3. Application control policies:
The endpoint must be able to defend against attacks, as well as allow or deny known applications. To lessen the risk of ransomware, organisations must be able to “greylist” apps and implement advanced control policies to ensure workers only use secure and trusted applications.
4. Protect cached credentials:
Credential theft is one of the greatest risks to organisations today. They can be saved in memory by many common business apps, and many web browsers and password managers store application and website credentials locally. Because threat actors can frequently get cached credentials without ever requiring admin capabilities, having an endpoint security layer is essential.
5. Setting traps:
Endpoint protection technologies that support privilege deception functionality, such as the capability to generate phoney “honeypot” privileged accounts, can help identify potential attackers right away.

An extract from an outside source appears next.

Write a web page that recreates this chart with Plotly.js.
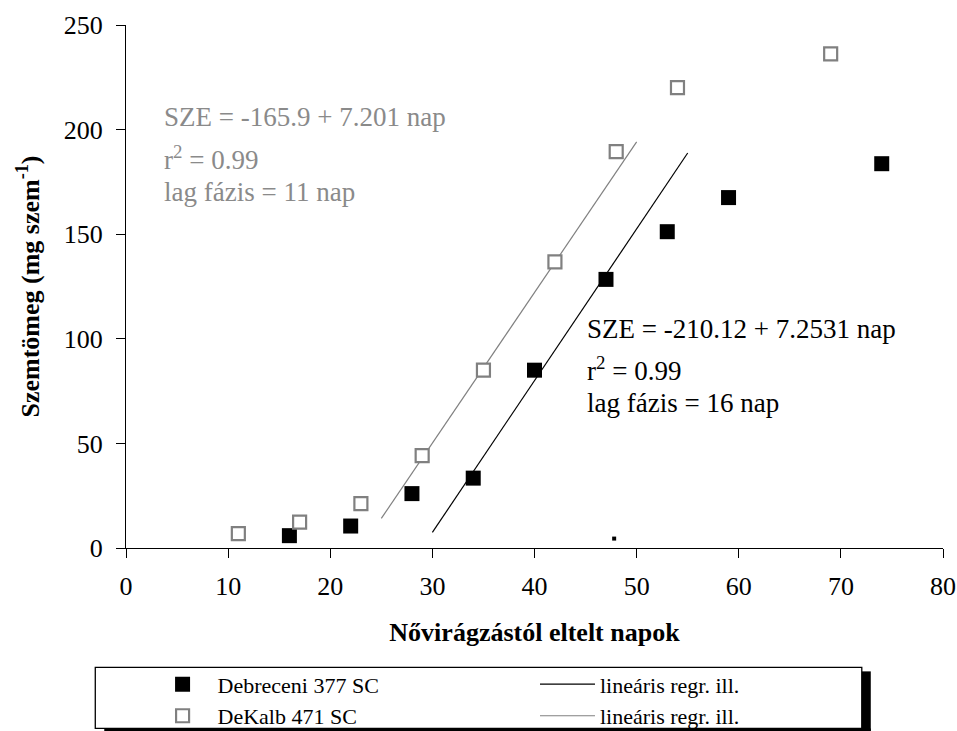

6. Monitoring privileged activities:
Attackers often fly under the radar while they test a network’s defences. By proactively monitoring privileged workstation activity, organisations can automatically identify and stop adversaries before they move laterally, elevate privileges, or do significant harm.
Unfortunately, inadequately protected employee workstations are the perfect vulnerability for attackers to exploit, and often become just that. For the organisations looking to prevent against this and strengthen their security against harmful assaults, it’s vital they act swiftly to protect endpoints.
This is where the previously mentioned safeguards come in to play, and by adhering to the key mitigation steps, and embracing a layered defence-in-depth strategy, businesses can better isolate attacker activity, reduce the impact of a breach, and also regain control of their environments.